Almost €600 million in new financing is on its way to Italy thanks to a new agreement between the EIB Group — comprising the European Investment Bank (EIB) and European Investment Fund (EIF) — and Deutsche Bank. The transaction aims to support the investments of around 650 000 small and medium-sized enterprises (SMEs) and mid-caps in Italy, providing them with access to new resources.

The synthetic securitisation operation involves a portfolio of consumer car loans originated by Deutsche Bank SpA for which the EIF has provided a guarantee (counter-guaranteed by the EIB) on mezzanine tranches for a total of €150 million. This is the EIB Group’s second synthetic securitisation with Deutsche Bank (the first on a portfolio of consumer car loans in Italy) and, like the first, falls under the simple, transparent, and standardised (STS) securitisation framework approved by the European Parliament.

In concrete terms, the capital freed up by the EIF guarantee will be reused to provide over €594 million in new financing, around €149 million (25% of the new financing) of which will go to innovative companies to foster economic growth and up to €178 million (30%) to projects in social cohesion regions.

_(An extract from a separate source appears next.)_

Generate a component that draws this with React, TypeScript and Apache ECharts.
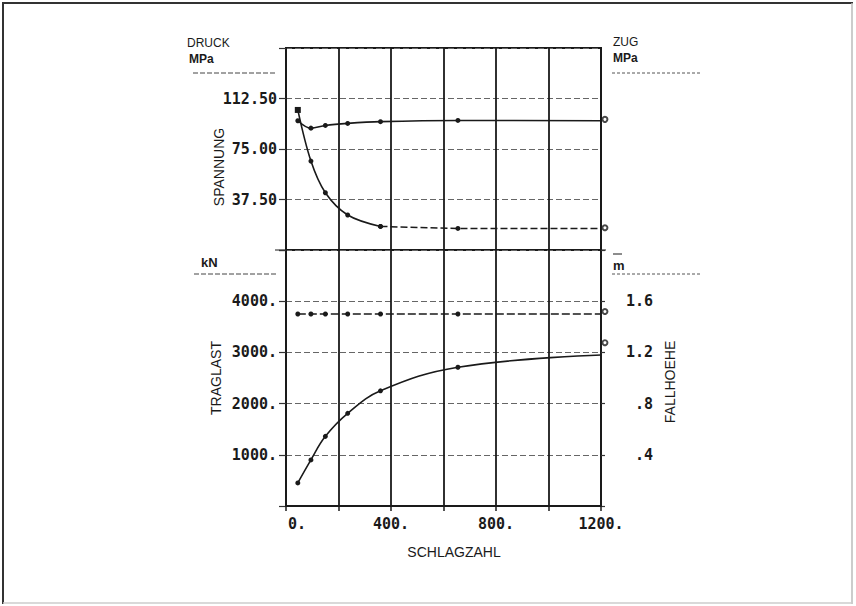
import React, { useEffect, useRef } from "react";
import * as echarts from "echarts";

// Schlagzahl (x) of the measured points
const schlagzahl = [45, 95, 150, 235, 360, 655];
// Spannung (MPa), upper curve and lower curve
const spannungOben = [96, 90.5, 92.5, 94, 95.3, 96.2];
const spannungUnten = [104, 66, 42.5, 26, 17.5, 16];
// Traglast (kN) and Fallhoehe (m)
const traglast = [450, 900, 1360, 1810, 2250, 2710];
const fallhoehe = [1.5, 1.5, 1.5, 1.5, 1.5, 1.5];
// curve ends at the right frame (x = 1200)
const endX = 1200;
const spannungObenEnd = 96;
const spannungUntenEnd = 16;
const traglastEnd = 2950;
const fallhoeheEnd = 1.5;
// open markers beside the right axis
const zugX = 1215;
const zugOben = 97;
const zugUnten = 16.5;
const traglastRechts = 3190;
const fallhoeheRechts = 1.52;

// tick labels
const xTickLabels: Record<number, string> = { 0: "0.", 400: "400.", 800: "800.", 1200: "1200." };
const spannungTicks: Record<string, string> = { "37.5": "37.50", "75": "75.00", "112.5": "112.50" };
const traglastTicks: Record<number, string> = { 1000: "1000.", 2000: "2000.", 3000: "3000.", 4000: "4000." };
const fallhoeheTicks: Record<number, string> = { 4: ".4", 8: ".8", 12: "1.2", 16: "1.6" };

const MONO = "DejaVu Sans Mono";
const SANS = "Liberation Sans";
const INK = "#1a1a1a";

export default function App() {
  const ref = useRef<HTMLDivElement>(null);

  useEffect(() => {
    if (!ref.current) return;
    const chart = echarts.init(ref.current, undefined, { renderer: "svg" });

    const pts = (ys: number[]) => schlagzahl.map((x, i) => [x, ys[i]]);
    const endPt = (y: number) => ({ value: [endX, y], symbol: "none" });

    const txt = (text: string, x: number, y: number, opts: any = {}) => ({
      type: "text",
      x,
      y,
      rotation: opts.rotation || 0,
      style: {
        text,
        font: opts.font || `14px "${SANS}"`,
        fill: INK,
        align: opts.align || "left",
        textAlign: opts.align || "left",
        verticalAlign: "middle",
        textVerticalAlign: "middle",
      },
    });
    const hline = (x1: number, x2: number, y: number, color = "#444", dash: any = [5, 2]) => ({
      type: "line",
      shape: { x1, y1: y, x2, y2: y },
      style: { stroke: color, lineWidth: 1, lineDash: dash },
    });

    const labelStyle = {
      fontFamily: MONO,
      fontSize: 15,
      fontWeight: "bold",
      color: INK,
    };
    const splitDashed = {
      show: true,
      lineStyle: { color: "#666", width: 1, type: [6, 3] },
    };

    const option: any = {
      animation: false,
      backgroundColor: "#ffffff",
      grid: [
        { left: 286, top: 48, width: 315, height: 202, show: true, borderColor: INK, borderWidth: 2, backgroundColor: "transparent" },
        { left: 286, top: 250, width: 315, height: 256, show: true, borderColor: INK, borderWidth: 2, backgroundColor: "transparent" },
      ],
      xAxis: [
        {
          type: "value", gridIndex: 0, min: 0, max: 1200, interval: 200,
          axisLine: { show: false }, axisTick: { show: false }, axisLabel: { show: false },
          splitLine: { show: true, lineStyle: { color: INK, width: 1.8 } },
        },
        {
          type: "value", gridIndex: 1, min: 0, max: 1200, interval: 200,
          axisLine: { show: true, lineStyle: { color: INK, width: 2 } },
          axisTick: { show: true, length: 5, lineStyle: { color: INK, width: 1.5 } },
          axisLabel: {
            ...labelStyle,
            margin: 10,
            formatter: (v: number) => (v === 0 ? "{z|0.}" : xTickLabels[v] || ""),
            rich: { z: { ...labelStyle, padding: [0, 0, 0, 22] } },
          },
          splitLine: { show: true, lineStyle: { color: INK, width: 1.8 } },
        },
      ],
      yAxis: [
        {
          type: "value", gridIndex: 0, min: 0, max: 150, interval: 37.5,
          axisLine: { show: true, lineStyle: { color: INK, width: 2 } },
          axisTick: { show: true, length: 7, lineStyle: { color: "#333", width: 1.2 } },
          axisLabel: { ...labelStyle, margin: 9, formatter: (v: number) => spannungTicks[String(v)] || "" },
          splitLine: splitDashed,
        },
        {
          type: "value", gridIndex: 1, min: 0, max: 5000, interval: 1000,
          axisLine: { show: true, lineStyle: { color: INK, width: 2 } },
          axisTick: { show: true, length: 7, lineStyle: { color: "#333", width: 1.2 } },
          axisLabel: { ...labelStyle, margin: 9, formatter: (v: number) => traglastTicks[v] || "" },
          splitLine: splitDashed,
        },
        {
          type: "value", gridIndex: 1, position: "right", min: 0, max: 2, interval: 0.4,
          axisLine: { show: true, lineStyle: { color: INK, width: 2 } },
          axisTick: { show: true, length: 4, lineStyle: { color: "#333", width: 1.2 } },
          axisLabel: {
            ...labelStyle, margin: 52, align: "right", padding: [0, 0, 10, 0],
            formatter: (v: number) => fallhoeheTicks[Math.round(v * 10)] || "",
          },
          splitLine: { show: false },
        },
      ],
      series: [
        {
          type: "line", xAxisIndex: 0, yAxisIndex: 0, smooth: 0.35,
          data: [...pts(spannungOben), endPt(spannungObenEnd)],
          symbol: "circle", symbolSize: 5,
          itemStyle: { color: INK }, lineStyle: { color: INK, width: 1.6 },
        },
        {
          type: "line", xAxisIndex: 0, yAxisIndex: 0, smooth: 0.35,
          data: pts(spannungUnten).slice(0, 5).map((p, i) =>
            i === 0 ? { value: p, symbol: "rect", symbolSize: 6 } : p
          ),
          symbol: "circle", symbolSize: 5,
          itemStyle: { color: INK }, lineStyle: { color: INK, width: 1.6 },
        },
        {
          type: "line", xAxisIndex: 0, yAxisIndex: 0,
          data: [...pts(spannungUnten).slice(4), endPt(spannungUntenEnd)],
          symbol: "circle", symbolSize: 5,
          itemStyle: { color: INK }, lineStyle: { color: INK, width: 1.5, type: [7, 3] },
        },
        {
          type: "scatter", xAxisIndex: 0, yAxisIndex: 0, clip: false,
          data: [[zugX, zugOben], [zugX, zugUnten]],
          symbol: "emptyCircle", symbolSize: 5,
          itemStyle: { color: INK, borderColor: INK, borderWidth: 1 },
        },
        {
          type: "line", xAxisIndex: 1, yAxisIndex: 1, smooth: 0.4,
          data: [...pts(traglast), endPt(traglastEnd)],
          symbol: "circle", symbolSize: 5,
          itemStyle: { color: INK }, lineStyle: { color: INK, width: 1.6 },
        },
        {
          type: "line", xAxisIndex: 1, yAxisIndex: 2,
          data: [...pts(fallhoehe), endPt(fallhoeheEnd)],
          symbol: "circle", symbolSize: 5,
          itemStyle: { color: INK }, lineStyle: { color: INK, width: 1.5, type: [8, 3] },
        },
        {
          type: "scatter", xAxisIndex: 1, yAxisIndex: 1, clip: false,
          data: [[zugX, traglastRechts]],
          symbol: "emptyCircle", symbolSize: 5,
          itemStyle: { color: INK, borderColor: INK, borderWidth: 1 },
        },
        {
          type: "scatter", xAxisIndex: 1, yAxisIndex: 2, clip: false,
          data: [[zugX, fallhoeheRechts]],
          symbol: "emptyCircle", symbolSize: 5,
          itemStyle: { color: INK, borderColor: INK, borderWidth: 1 },
        },
      ],
      graphic: [
        // page border (scanned sheet)
        { type: "line", shape: { x1: 2, y1: 3, x2: 853, y2: 3 }, style: { stroke: "#333", lineWidth: 2 } },
        { type: "line", shape: { x1: 3, y1: 2, x2: 3, y2: 604 }, style: { stroke: "#333", lineWidth: 2 } },
        { type: "line", shape: { x1: 852, y1: 3, x2: 852, y2: 604 }, style: { stroke: "#bbb", lineWidth: 1.5 } },
        { type: "line", shape: { x1: 3, y1: 603, x2: 852, y2: 603 }, style: { stroke: "#ccc", lineWidth: 1.5 } },
        // left headers
        txt("DRUCK", 187, 43, { font: `12px "${SANS}"` }),
        txt("MPa", 189, 59, { font: `bold 12px "${SANS}"` }),
        hline(193, 276, 73),
        txt("SPANNUNG", 219, 167, { rotation: Math.PI / 2, align: "center", font: `14px "${SANS}"` }),
        txt("kN", 201, 262, { font: `bold 13px "${SANS}"` }),
        hline(194, 278, 274),
        txt("TRAGLAST", 216, 378, { rotation: Math.PI / 2, align: "center", font: `14px "${SANS}"` }),
        // right headers
        txt("ZUG", 613, 42, { font: `12px "${SANS}"` }),
        txt("MPa", 613, 58, { font: `bold 12px "${SANS}"` }),
        hline(612, 700, 73, "#555", [3, 2]),
        txt("m", 613, 265, { font: `bold 13px "${SANS}"` }),
        hline(613, 622, 254, INK, null),
        hline(612, 700, 274, "#555", [3, 2]),
        txt("FALLHOEHE", 670, 382, { rotation: Math.PI / 2, align: "center", font: `14px "${SANS}"` }),
        // x axis name
        txt("SCHLAGZAHL", 454, 552, { align: "center", font: `14px "${SANS}"` }),
        // divider extension
        hline(275, 606, 250, INK, null),
      ],
    };

    chart.setOption(option);
    return () => chart.dispose();
  }, []);

  return (
    <div
      ref={ref}
      style={{ position: "absolute", left: 0, top: 0, width: 856, height: 606, background: "#fff" }}
    />
  );
}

EIB Vice-President and EIF Chair Gelsomina Vigliotti said: “The EIB Group’s innovative financial products will provide Italian companies with access to new sources of financing, overcoming the traditional limitations of bank loans and thereby fostering economic growth, business diversification, and increased employment.”

Deutsche Bank Chief Country Officer Italy and CEO Western Europe Roberto Parazzini added: “This major agreement with the EIB Group will enable us to significantly increase resources to support the growth and development plans of Italian SMEs and mid-caps, which have always been among our target clients. We provide them with access to our global network and an integrated service platform covering the needs of retail clients, businesses and holding companies.”

Background information

The European Investment Bank (EIB) is the long-term lending institution of the European Union owned by its Member States. It provides long-term financing for sound investments that contribute to EU policy. The Bank finances projects in four priority areas: infrastructure, innovation, climate and environment, and small and medium-sized enterprises (SMEs). Between 2019 and 2022, the EIB Group provided €45 billion in financing for projects in Italy.

The European Investment Fund (EIF) is part of the European Investment Bank (EIB) Group. Its central mission is to support Europe's micro, small and medium-sized businesses (SMEs) by helping them to access finance and venture capital. The EIF is also active in supporting climate and infrastructure fund investments with a strong focus on environmental sustainability. In this role, the EIF pursues the objectives of the European Union to support innovation, research and development, entrepreneurship, growth and employment.

Deutsche Bank provides retail and private banking, corporate and transaction banking, lending, asset and wealth management products and services as well as focused investment banking to private individuals, small and medium-sized companies, corporations, governments and institutional investors. Deutsche Bank is the leading bank in Germany with strong European roots and a global network. It has been operating in Italy — its largest EU market after Germany — for over 45 years.